▲ Oakdom is a popular dish among natives and tourists and can be enjoyed raw, grilled or fried in many of Jeju’s seafood restaurants. Left: Photo by Kim Gyongho. Right: Photo courtesy Jeju Provincial Government
A tour guide was discussing the eating habits of older foreign visitors and commented that while many don't like spicy food or raw fish, fatty pork or seaweed, they all love oakdom fish, one of Jeju's specialty foods. Oakdom, commonly known as tilefish, is a staple of the traditional Jeju diet. It is a mandatory dish for festival feasts, shamanic and ancestral rites, and special occasions. Although available all year, the flavor is especially good from November to March. This Jeju fish is a delicious part of island life.
Oakdom is served fried as oakdom gu-ee, in porridge as oakdom juk, in seaweed soup as oakdom meeyuk-gook, or raw as oakdom hweh. The fish is generally about 15cm long and served whole. The white flesh, firm and dense, is more like red meat than fish in texture; it also has no fishy flavor or scent. When deep fried, every part of the fish is edible as you can easily crunch the bones and head. It is tastes surprisingly similar to fried chicken. The eyes are considered especially nutritious; although be prepared for a crunchy outer layer and a hard core- not for the faint of heart.

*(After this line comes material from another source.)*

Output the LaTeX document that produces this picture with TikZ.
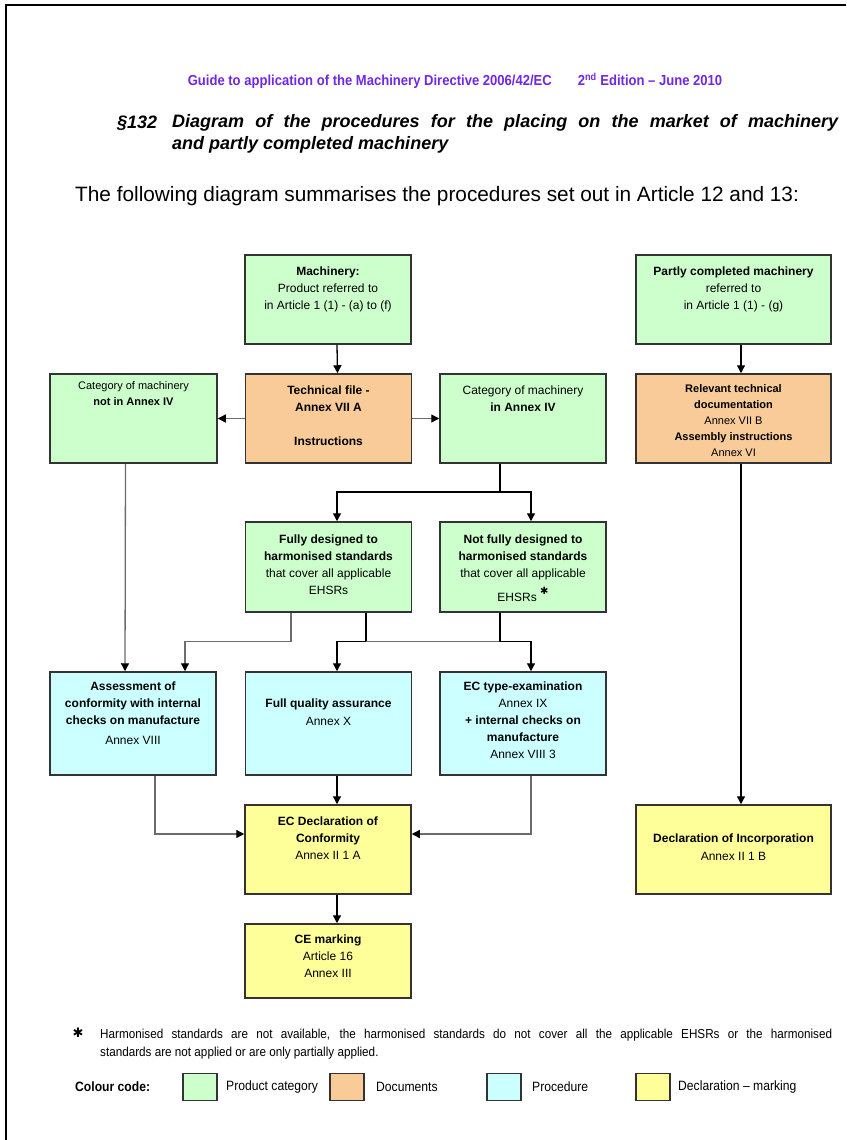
\documentclass[tikz,border=0pt]{standalone}
\usepackage{fontspec}
\setmainfont{Liberation Sans}
\newfontfamily\narrowfont[FakeStretch=0.9]{Liberation Sans}
\newfontfamily\symfont{DejaVu Sans}
\usetikzlibrary{arrows.meta}

\definecolor{prodgreen}{RGB}{204,255,204}
\definecolor{docorange}{RGB}{248,203,152}
\definecolor{proccyan}{RGB}{204,255,255}
\definecolor{declyellow}{RGB}{255,255,153}
\definecolor{headblue}{RGB}{110,40,230}

\begin{document}
\begin{tikzpicture}[x=1pt,y=-1pt,
    box/.style={draw=black!80,line width=1.5pt,inner sep=0pt,minimum width=166pt,minimum height=89pt},
    prod/.style={box,fill=prodgreen},
    docu/.style={box,fill=docorange},
    proc/.style={box,fill=proccyan},
    decl/.style={box,fill=declyellow},
    txt/.style={anchor=north,align=center,inner sep=0pt,font=\fontsize{12}{17}\selectfont},
    small/.style={txt,font=\fontsize{11}{16}\selectfont},
    note/.style={anchor=west,inner sep=0pt,font=\narrowfont\fontsize{13.5}{18}\selectfont},
    line/.style={line width=1.3pt},
    arr/.style={line width=1.3pt,-{Triangle[length=8pt,width=8pt]}},
    garr/.style={line width=1.3pt,draw=gray!85!black,-{Triangle[length=8pt,width=8pt,color=black]}},
    swatch/.style={draw=black!80,line width=1.2pt,inner sep=0pt,minimum width=34pt,minimum height=27pt}]

        \useasboundingbox (0,0) rectangle (846,1140);
        \fill[white] (0,0) rectangle (846,1140);

        % Page frame
        \draw[line width=2pt] (6,1140) -- (6,5) -- (846,5);

        % Heading
        \node[text=headblue,font=\narrowfont\bfseries\fontsize{14.5}{16}\selectfont] (head) at (455,81)
            {Guide to application of the Machinery Directive 2006/42/EC\hspace{26pt}2\textsuperscript{nd} Edition – June 2010};
        \node[anchor=west,inner sep=0pt,font=\bfseries\itshape\fontsize{18}{22}\selectfont] (secnum) at (117,123) {§132};
        \node[anchor=west,inner sep=0pt,font=\bfseries\itshape\fontsize{18}{22}\selectfont] (title1) at (172,123)
            {\makebox[666pt][s]{Diagram of the procedures for the placing on the market of machinery}};
        \node[anchor=west,inner sep=0pt,font=\bfseries\itshape\fontsize{18}{22}\selectfont] (title2) at (172,145)
            {and partly completed machinery};
        \node[anchor=west,inner sep=0pt,font=\fontsize{20.8}{24}\selectfont] (intro) at (75,196)
            {The following diagram summarises the procedures set out in Article 12 and 13:};

        % Boxes
        \node[prod] (mach) at (328,299.5) {};
        \node[prod,minimum width=195pt] (partly) at (733.5,299.5) {};
        \node[prod,minimum width=167pt] (notiv) at (133.5,418.5) {};
        \node[docu] (tech) at (328.5,418.5) {};
        \node[prod] (iniv) at (523,418.5) {};
        \node[docu,minimum width=195pt] (reldoc) at (733.5,418.5) {};
        \node[prod,minimum height=90pt] (fully) at (328.5,567) {};
        \node[prod,minimum height=90pt] (notfully) at (523,567) {};
        \node[proc,minimum height=103pt] (assess) at (133,723.5) {};
        \node[proc,minimum height=103pt] (fullqa) at (328.5,723.5) {};
        \node[proc,minimum height=103pt] (ectype) at (523,723.5) {};
        \node[decl] (ecdecl) at (328,849.5) {};
        \node[decl,minimum width=195pt] (declinc) at (733.5,849.5) {};
        \node[decl,minimum height=74pt] (cemark) at (328,961) {};

        % Box texts
        \node[txt] (macht) at (328,266.5) {\textbf{Machinery:}\\Product referred to\\in Article 1 (1) - (a) to (f)};
        \node[txt] (partlyt) at (733.5,266.5) {\textbf{Partly completed machinery}\\referred to\\in Article 1 (1) - (g)};
        \node[small] (notivt) at (133.5,381.5) {Category of machinery\\\textbf{not in Annex IV}};
        \node[txt,font=\bfseries\fontsize{12}{17}\selectfont] (techt) at (328.5,385.5) {Technical file -\\Annex VII A\\[17pt]Instructions};
        \node[txt] (inivt) at (523,385.5) {Category of machinery\\\textbf{in Annex IV}};
        \node[small] (reldoct) at (733.5,384.5) {\textbf{Relevant technical}\\\textbf{documentation}\\Annex VII B\\\textbf{Assembly instructions}\\Annex VI};
        \node[txt] (fullyt) at (328.5,534.5) {\textbf{Fully designed to}\\\textbf{harmonised standards}\\that cover all applicable\\EHSRs};
        \node[txt] (notfullyt) at (523,534.5) {\textbf{Not fully designed to}\\\textbf{harmonised standards}\\that cover all applicable\\[7pt]EHSRs \raisebox{7pt}{\symfont\fontsize{10}{10}\selectfont ✱}};
        \node[txt] (assesst) at (133,681.5) {\textbf{Assessment of}\\\textbf{conformity with internal}\\\textbf{checks on manufacture}\\[3pt]Annex VIII};
        \node[txt] (fullqat) at (328.5,698.5) {\textbf{Full quality assurance}\\[1pt]Annex X};
        \node[txt] (ectypet) at (523,681.5) {\textbf{EC type-examination}\\Annex IX\\\textbf{+ internal checks on}\\\textbf{manufacture}\\Annex VIII 3};
        \node[txt] (ecdeclt) at (328,816.5) {\textbf{EC Declaration of}\\\textbf{Conformity}\\Annex II 1 A};
        \node[txt] (declinct) at (733.5,833.5) {\textbf{Declaration of Incorporation}\\[1pt]Annex II 1 B};
        \node[txt] (cemarkt) at (328,934.5) {\textbf{CE marking}\\Article 16\\Annex III};

        % Forks
        \coordinate (fork1) at (500,492);

        % Arrows
        \draw[arr] ([xshift=9pt]mach.south) -- ([xshift=9pt]tech.north);
        \draw[garr] (tech.west) -- (notiv.east);
        \draw[garr] (tech.east) -- (iniv.west);
        \draw[line] ([xshift=-23pt]iniv.south) -- (fork1);
        \draw[arr] (fork1) -| ([xshift=8.5pt]fully.north);
        \draw[arr] (fork1) -| ([xshift=8pt]notfully.north);
        \draw[garr] ([xshift=-8pt]notiv.south) -- ([xshift=-8pt]assess.north);
        \draw[garr] ([xshift=-37.5pt]fully.south) -- ++(0,29) -| ([xshift=52pt]assess.north);
        \draw[arr] ([xshift=37.5pt]fully.south) -- ++(0,29) -| ([xshift=8.5pt]fullqa.north);
        \draw[line,draw=gray!85!black] ([xshift=37.5pt,yshift=-29pt]fully.south) -- ([xshift=-23pt,yshift=-29pt]notfully.south);
        \draw[arr] ([xshift=-23pt]notfully.south) -- ++(0,29) -| ([xshift=8pt]ectype.north);
        \draw[garr] ([xshift=22pt]assess.south) |- ([yshift=15.5pt]ecdecl.west);
        \draw[garr] ([xshift=8pt]ectype.south) |- ([yshift=15.5pt]ecdecl.east);
        \draw[arr] ([xshift=8.5pt]fullqa.south) -- ([xshift=9pt]ecdecl.north);
        \draw[arr] ([xshift=9pt]ecdecl.south) -- ([xshift=9pt]cemark.north);
        \draw[arr] ([xshift=7.5pt]partly.south) -- ([xshift=7.5pt]reldoc.north);
        \draw[arr] ([xshift=7.5pt]reldoc.south) -- ([xshift=7.5pt]declinc.north);

        % Footnote
        \node[inner sep=0pt,font=\symfont\fontsize{13}{13}\selectfont] (star) at (78,1033) {✱};
        \node[anchor=north west,inner sep=0pt,font=\narrowfont\fontsize{13}{18}\selectfont] (fnote) at (100,1029)
            {\parbox{732pt}{Harmonised standards are not available, the harmonised standards do not cover all the applicable EHSRs or the harmonised\linebreak standards are not applied or are only partially applied.}};

        % Colour code
        \node[note,font=\narrowfont\bfseries\fontsize{13.5}{18}\selectfont] (legend) at (75,1087) {Colour code:};
        \node[swatch,fill=prodgreen] (swgreen) at (200,1087) {};
        \node[note] (lgreen) at (226,1087) {Product category};
        \node[swatch,fill=docorange] (sworange) at (347,1087) {};
        \node[note] (lorange) at (376,1087) {Documents};
        \node[swatch,fill=proccyan] (swcyan) at (504,1087) {};
        \node[note] (lcyan) at (532,1087) {Procedure};
        \node[swatch,fill=declyellow] (swyellow) at (653,1087) {};
        \node[note] (lyellow) at (678,1087) {Declaration – marking};

\end{tikzpicture}
\end{document}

Oakdom, which lives deep in the ocean, is caught in two different ways. You won't find oakdom in the tanks outside a restaurant as it dies immediately upon being caught. Fishermen who go out for one day bring the fresh fish back to be sold as dong-il badi, or 'same-day caught,' for a premium price. The fresh oakdom are cleaned and dried in the shade if not sold for immediate use. Other fishermen go out to sea for several days and put their catch on ice. They call this arum badi, or 'iced catch' and it fetches a lower price. Either way, Jeju oakdom stills cost more than imported Chinese oakdom, which accounts for over half the oakdom consumed in Jeju. Ask for Jeju fresh to get the best quality.
When preparing oakdom, it is best to let the natural flavor of the fish emerge. It is never seasoned heavily or spiced with peppers, but simply cooked thoroughly and lightly salted. Fresh fish is best for grilling, lightly seasoned with sesame oil and salt. The frozen fish is best deep fried or cooked in a soup.
Oakdom is sometimes called a ‘cradle-to-grave’ food, referring to its prevalence in the diet of Jeju people. After giving birth, a woman is supposed to eat oakdom seaweed soup regularly for two months to replenish lost blood and increase circulation. In fact, it is common to remark to a new mother who looks weak: "What's wrong? Didn't you have oakdom soup?" Everyone can benefit from eating oakdom as it is high in protein and, when eaten whole, calcium.
When the 2009 ASEAN summit served dinner for the delegates, the most famous chef in Jeju chose to serve oakdom to represent Jeju cuisine. Don't let this delicious local specialty go un-tasted. Oakdom can be found at most traditional Korean restaurants. Sura Sang, or ‘Royal Food’ Restaurant in Shin Jeju serves delicious fried oakdom accompanied by a delightful eggplant side dish.
From Shin Jeju Lotte Mart, walk up to the crest of the hill, turn left, and find the Hawaii Hotel. Sura-Sang restaurant is half a block West from the hotel on the left-hand side of the road.